## Goal
Your task is to repeat all of the data exactly while excluding the pictures.
⟨
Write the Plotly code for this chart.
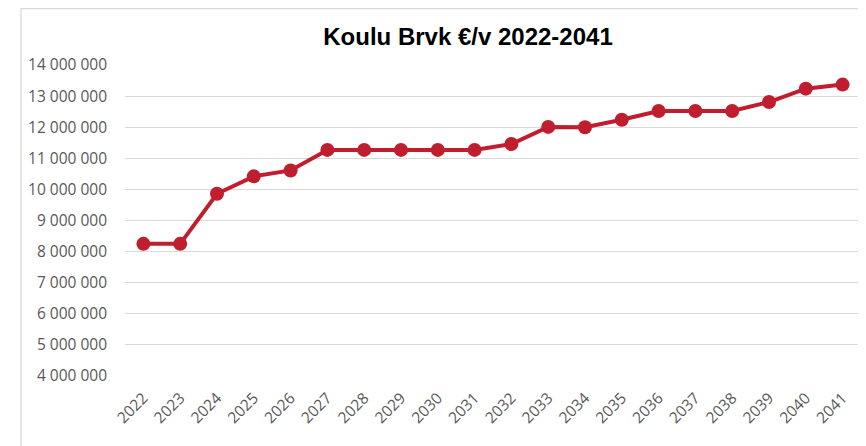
import plotly.graph_objects as go

years = [str(y) for y in range(2022, 2042)]
values = [8250000, 8250000, 9860000, 10420000, 10610000, 11270000, 11270000, 11270000,
          11270000, 11270000, 11460000, 12010000, 12000000, 12240000, 12520000, 12520000,
          12520000, 12810000, 13240000, 13370000]
title_text = "Koulu Brvk €/v 2022-2041"

OFF = 8  # default page body margin
W, H = 866 - OFF, 446 - OFF
L, T = 125 - OFF, 65 - OFF
R = W - (861 - OFF)
B = H - (376 - OFF)
pw, ph = W - L - R, H - T - B

fig = go.Figure()
fig.add_trace(go.Scatter(
    x=years, y=values, mode="lines+markers",
    line=dict(color="#C01E2E", width=4),
    marker=dict(color="#C01E2E", size=14),
    showlegend=False,
))

fig.update_layout(
    width=W, height=H,
    margin=dict(l=L, r=R, t=T, b=B, pad=0, autoexpand=False),
    plot_bgcolor="white", paper_bgcolor="white",
    separators=", ",
    title=dict(
        text="<b>" + title_text + "</b>",
        x=(468 - OFF) / W, xanchor="center",
        y=1 - (37 - OFF) / H, yanchor="middle",
        font=dict(family="Liberation Sans", size=24, color="#000000"),
    ),
    xaxis=dict(
        type="category", range=[-0.5, len(years) - 0.5],
        tickangle=-45, showgrid=False, zeroline=False, showline=False,
        tickfont=dict(family="Open Sans", size=15.5, color="#595959"),
        ticks="", ticklabelstandoff=9, automargin=False,
    ),
    yaxis=dict(
        range=[4000000, 14000000], dtick=1000000, tick0=4000000,
        tickformat=",d", showgrid=True, gridcolor="#D9D9D9", gridwidth=1.3,
        zeroline=False, showline=False, ticks="",
        tickfont=dict(family="Open Sans", size=15.5, color="#595959"),
        ticklabelstandoff=17, automargin=False,
    ),
    shapes=[dict(
        type="rect", xref="paper", yref="paper",
        x0=(21 - 125) / pw, x1=1.2, y0=-0.5, y1=(376 - 0.5 - OFF) / ph,
        line=dict(color="#D9D9D9", width=1.3), fillcolor="rgba(0,0,0,0)",
        layer="below",
    )],
)

fig.write_html("out.html")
⟩
## Correct output
Write the Plotly code for this chart.
import plotly.graph_objects as go

years = [str(y) for y in range(2022, 2042)]
values = [8250000, 8250000, 9860000, 10420000, 10610000, 11270000, 11270000, 11270000,
          11270000, 11270000, 11460000, 12010000, 12000000, 12240000, 12520000, 12520000,
          12520000, 12810000, 13240000, 13370000]
title_text = "Koulu Brvk €/v 2022-2041"

OFF = 8  # default page body margin
W, H = 866 - OFF, 446 - OFF
L, T = 125 - OFF, 65 - OFF
R = W - (861 - OFF)
B = H - (376 - OFF)
pw, ph = W - L - R, H - T - B

fig = go.Figure()
fig.add_trace(go.Scatter(
    x=years, y=values, mode="lines+markers",
    line=dict(color="#C01E2E", width=4),
    marker=dict(color="#C01E2E", size=14),
    showlegend=False,
))

fig.update_layout(
    width=W, height=H,
    margin=dict(l=L, r=R, t=T, b=B, pad=0, autoexpand=False),
    plot_bgcolor="white", paper_bgcolor="white",
    separators=", ",
    title=dict(
        text="<b>" + title_text + "</b>",
        x=(468 - OFF) / W, xanchor="center",
        y=1 - (37 - OFF) / H, yanchor="middle",
        font=dict(family="Liberation Sans", size=24, color="#000000"),
    ),
    xaxis=dict(
        type="category", range=[-0.5, len(years) - 0.5],
        tickangle=-45, showgrid=False, zeroline=False, showline=False,
        tickfont=dict(family="Open Sans", size=15.5, color="#595959"),
        ticks="", ticklabelstandoff=9, automargin=False,
    ),
    yaxis=dict(
        range=[4000000, 14000000], dtick=1000000, tick0=4000000,
        tickformat=",d", showgrid=True, gridcolor="#D9D9D9", gridwidth=1.3,
        zeroline=False, showline=False, ticks="",
        tickfont=dict(family="Open Sans", size=15.5, color="#595959"),
        ticklabelstandoff=17, automargin=False,
    ),
    shapes=[dict(
        type="rect", xref="paper", yref="paper",
        x0=(21 - 125) / pw, x1=1.2, y0=-0.5, y1=(376 - 0.5 - OFF) / ph,
        line=dict(color="#D9D9D9", width=1.3), fillcolor="rgba(0,0,0,0)",
        layer="below",
    )],
)

fig.write_html("out.html")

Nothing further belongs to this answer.